Pero ¿sabéis qué es lo peor de todo? Que, por mucho que me desespere, por mucho que venga aquí y proteste, por mucho que lloriquee inútilmente, en el fondo no quiero deshacerme de ese sentido crítico. No quiero mirar algo que haya escrito y pensar que está bien, así, del tirón, de buenas a primeras, y que no necesito releerlo o revisarlo. No quiero dejar de espantarme cuando vuelvo a leer un texto y descubro que he volado una tilde de esas malditas que nunca tienes claro si la RAE ya ha decidido cargársela o no; no quiero dejar de darme cabezazos cuando me doy cuenta de que he usado la misma palabra ocho veces en seis párrafos; no quiero dejar de maldecir cuando una frase rechina y no me di cuenta en la primera lectura; no quiero dejar de leer lo que escribo tres veces antes de que alguien más lo vea, por si acaso se me ha colado alguna coma fuera de su sitio, algún párrafo incómodo, algún fallo de raccord, algún… lo que sea.
No quiero.
No, no es que no pueda, es que no quiero.

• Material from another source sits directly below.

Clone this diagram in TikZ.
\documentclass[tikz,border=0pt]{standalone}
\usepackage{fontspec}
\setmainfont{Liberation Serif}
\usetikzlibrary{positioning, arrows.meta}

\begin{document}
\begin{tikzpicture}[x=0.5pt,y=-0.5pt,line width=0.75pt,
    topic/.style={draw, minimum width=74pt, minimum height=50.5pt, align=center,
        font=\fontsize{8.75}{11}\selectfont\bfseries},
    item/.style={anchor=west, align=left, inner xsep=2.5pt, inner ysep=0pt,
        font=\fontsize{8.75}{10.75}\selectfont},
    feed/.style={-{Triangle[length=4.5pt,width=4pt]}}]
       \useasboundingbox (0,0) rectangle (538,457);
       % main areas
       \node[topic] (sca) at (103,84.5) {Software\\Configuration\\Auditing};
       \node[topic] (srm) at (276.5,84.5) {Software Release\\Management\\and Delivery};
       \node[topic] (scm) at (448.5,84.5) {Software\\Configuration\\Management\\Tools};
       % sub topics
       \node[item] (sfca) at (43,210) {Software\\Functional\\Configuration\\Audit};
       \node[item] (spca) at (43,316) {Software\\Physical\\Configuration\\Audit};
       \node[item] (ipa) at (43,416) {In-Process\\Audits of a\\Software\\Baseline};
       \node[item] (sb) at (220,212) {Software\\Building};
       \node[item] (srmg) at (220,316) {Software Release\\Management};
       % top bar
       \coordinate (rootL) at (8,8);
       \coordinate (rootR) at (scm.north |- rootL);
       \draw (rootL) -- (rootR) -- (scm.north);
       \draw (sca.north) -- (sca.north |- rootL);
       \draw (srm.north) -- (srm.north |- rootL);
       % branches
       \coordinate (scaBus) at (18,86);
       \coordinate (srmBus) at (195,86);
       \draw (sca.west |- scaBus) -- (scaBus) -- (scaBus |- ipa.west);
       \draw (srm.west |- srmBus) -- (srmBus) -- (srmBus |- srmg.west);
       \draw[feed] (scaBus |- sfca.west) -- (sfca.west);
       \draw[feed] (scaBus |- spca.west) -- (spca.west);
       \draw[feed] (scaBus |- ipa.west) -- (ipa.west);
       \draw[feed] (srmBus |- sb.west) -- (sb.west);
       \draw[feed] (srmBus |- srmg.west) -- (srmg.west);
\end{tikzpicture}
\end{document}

Porque, por muy dramática que pueda ponerme ahora, sé que cuando leo algo con esos errores —y muchos otros peores— y veo como los autores lo muestran con orgullo por cualquier medio a su alcance, y se sienten felicísimos y encantadísimos con el maravilloso futuro que se abre ante ellos, pues doy gracias a mi crítico por no permitirme que me comporte así. Cuando me callo y prefiero no hablar de algo que no controlo (y son un montón de cosas, que yo esto de escribir lo hago de oído. A mí es mejor no venirme con cosas como “ritmo”, “método”, “estructura”, “coherencia interna”, “metalenguaje”… La mitad de las veces lo único que puedo hacer frente a esos términos es preguntar si se comen), y veo como, por ejemplo, gente con una ortografía que, con muy buena voluntad, puede calificarse de mediocre, habla ex cathedra de correctores y actualizaciones de la RAE, sé que mi crítico me está salvando de hacer el ridículo. Cuando miro uno de mis relatos y pienso: «Por los dioses, menuda chorrada… ¿Y esto me lo seleccionaron para qué? Anda que muy malos debían ser los demás…», estoy segura de que esa actitud me hará esforzarme mucho más que la del que da palmas con las orejas y presume de lo magnífico que era su texto, aunque el texto en cuestión sólo pasa de normalucho si lo miras con buenos ojos y mejor ánimo. Y con poca luz.
Y aunque estoy segura de que ellos son mucho más felices que yo, y se bloquean mucho menos, pues… Qué diablos, al fin y al cabo, mi natural cinismo y yo siempre hemos creído que la felicidad está sobrevalorada.